### Work required
Transcribe the records below in full; pictures stay out of the copy.

### Entries provided

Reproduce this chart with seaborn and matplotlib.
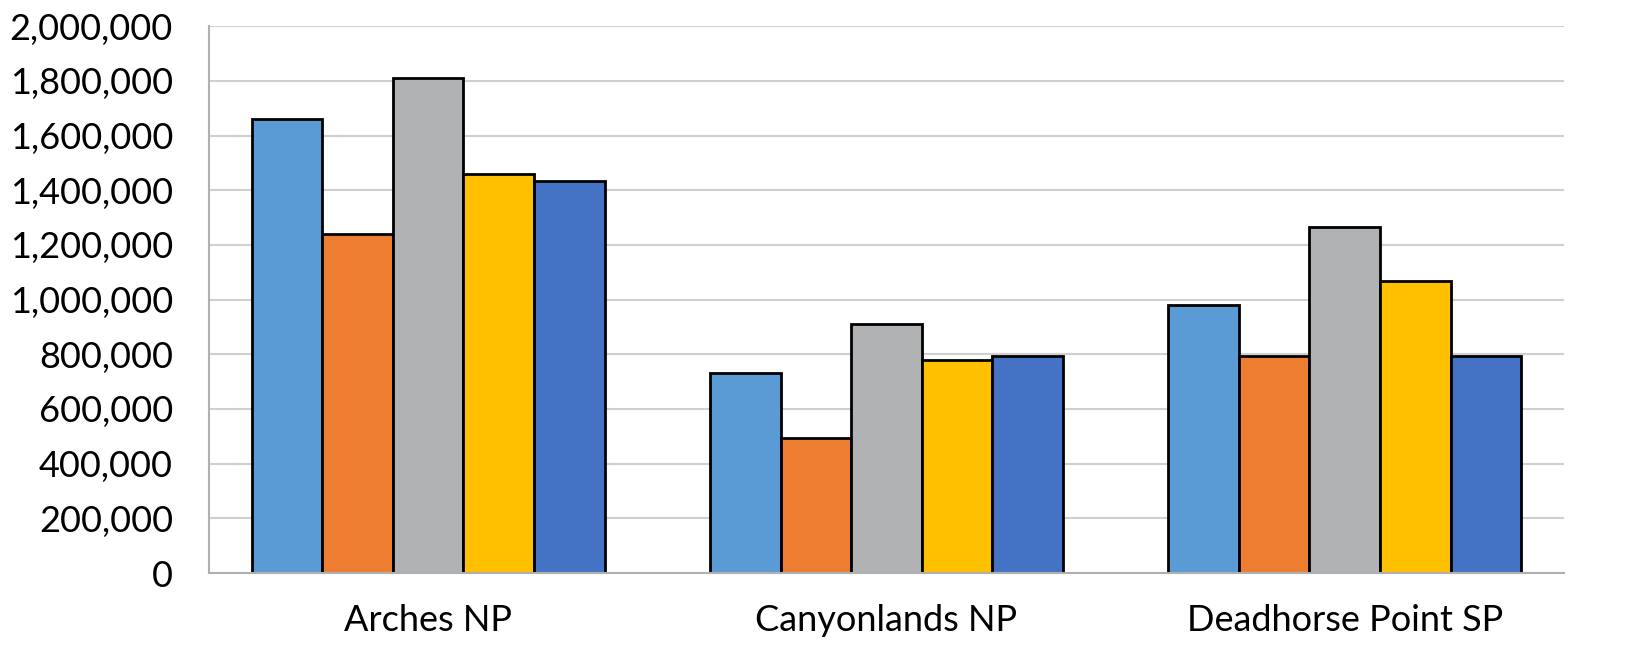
import matplotlib
matplotlib.use("Agg")
import matplotlib.pyplot as plt
import matplotlib.ticker as mticker
import seaborn as sns
import pandas as pd

categories = ["Arches NP", "Canyonlands NP", "Deadhorse Point SP"]
series = ["Series 1", "Series 2", "Series 3", "Series 4", "Series 5"]
values = {
    "Series 1": [1660000, 731000, 980000],
    "Series 2": [1239000, 494000, 793000],
    "Series 3": [1810000, 910000, 1265000],
    "Series 4": [1459000, 779000, 1068000],
    "Series 5": [1433000, 793000, 793000],
}
colors = ["#5B9BD5", "#ED7D31", "#B1B2B4", "#FFC000", "#4472C4"]
yticks = list(range(0, 2000001, 200000))

rows = []
for s in series:
    for c, v in zip(categories, values[s]):
        rows.append({"park": c, "series": s, "visitors": v})
df = pd.DataFrame(rows)

sns.set_theme(style="white")
plt.rcParams["font.family"] = ["Lato", "DejaVu Sans"]

fig = plt.figure(figsize=(16.46, 6.71), dpi=100)
ax = fig.add_axes([0.127, 0.146, 0.823, 0.815])

sns.barplot(data=df, x="park", y="visitors", hue="series", hue_order=series,
            order=categories, palette=colors, saturation=1, width=0.77, gap=0,
            edgecolor="black", linewidth=2, legend=False, ax=ax)

ax.set_xlim(-0.478, 2.478)
ax.set_ylim(0, 2000000)
ax.set_yticks(yticks)
ax.yaxis.set_major_formatter(mticker.FuncFormatter(lambda v, p: f"{int(v):,}"))
ax.yaxis.grid(True, color="#D0D0D0", linewidth=1.5)
ax.set_axisbelow(True)
ax.set_xlabel("")
ax.set_ylabel("")
for side in ["top", "right"]:
    ax.spines[side].set_visible(False)
for side in ["left", "bottom"]:
    ax.spines[side].set_color("#B0B0B0")
    ax.spines[side].set_linewidth(1.5)
ax.tick_params(axis="y", length=0, pad=26, labelsize=26, colors="black")
ax.tick_params(axis="x", length=0, pad=22, labelsize=26, colors="black")

fig.savefig("out.png", dpi=100)
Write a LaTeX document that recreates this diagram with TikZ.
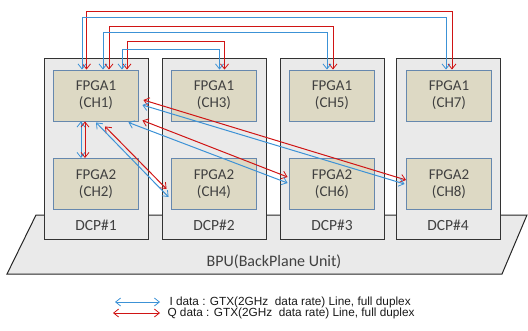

### Right answer
Reproduce this chart with seaborn and matplotlib.
import matplotlib
matplotlib.use("Agg")
import matplotlib.pyplot as plt
import matplotlib.ticker as mticker
import seaborn as sns
import pandas as pd

categories = ["Arches NP", "Canyonlands NP", "Deadhorse Point SP"]
series = ["Series 1", "Series 2", "Series 3", "Series 4", "Series 5"]
values = {
    "Series 1": [1660000, 731000, 980000],
    "Series 2": [1239000, 494000, 793000],
    "Series 3": [1810000, 910000, 1265000],
    "Series 4": [1459000, 779000, 1068000],
    "Series 5": [1433000, 793000, 793000],
}
colors = ["#5B9BD5", "#ED7D31", "#B1B2B4", "#FFC000", "#4472C4"]
yticks = list(range(0, 2000001, 200000))

rows = []
for s in series:
    for c, v in zip(categories, values[s]):
        rows.append({"park": c, "series": s, "visitors": v})
df = pd.DataFrame(rows)

sns.set_theme(style="white")
plt.rcParams["font.family"] = ["Lato", "DejaVu Sans"]

fig = plt.figure(figsize=(16.46, 6.71), dpi=100)
ax = fig.add_axes([0.127, 0.146, 0.823, 0.815])

sns.barplot(data=df, x="park", y="visitors", hue="series", hue_order=series,
            order=categories, palette=colors, saturation=1, width=0.77, gap=0,
            edgecolor="black", linewidth=2, legend=False, ax=ax)

ax.set_xlim(-0.478, 2.478)
ax.set_ylim(0, 2000000)
ax.set_yticks(yticks)
ax.yaxis.set_major_formatter(mticker.FuncFormatter(lambda v, p: f"{int(v):,}"))
ax.yaxis.grid(True, color="#D0D0D0", linewidth=1.5)
ax.set_axisbelow(True)
ax.set_xlabel("")
ax.set_ylabel("")
for side in ["top", "right"]:
    ax.spines[side].set_visible(False)
for side in ["left", "bottom"]:
    ax.spines[side].set_color("#B0B0B0")
    ax.spines[side].set_linewidth(1.5)
ax.tick_params(axis="y", length=0, pad=26, labelsize=26, colors="black")
ax.tick_params(axis="x", length=0, pad=22, labelsize=26, colors="black")

fig.savefig("out.png", dpi=100)
Write a LaTeX document that recreates this diagram with TikZ.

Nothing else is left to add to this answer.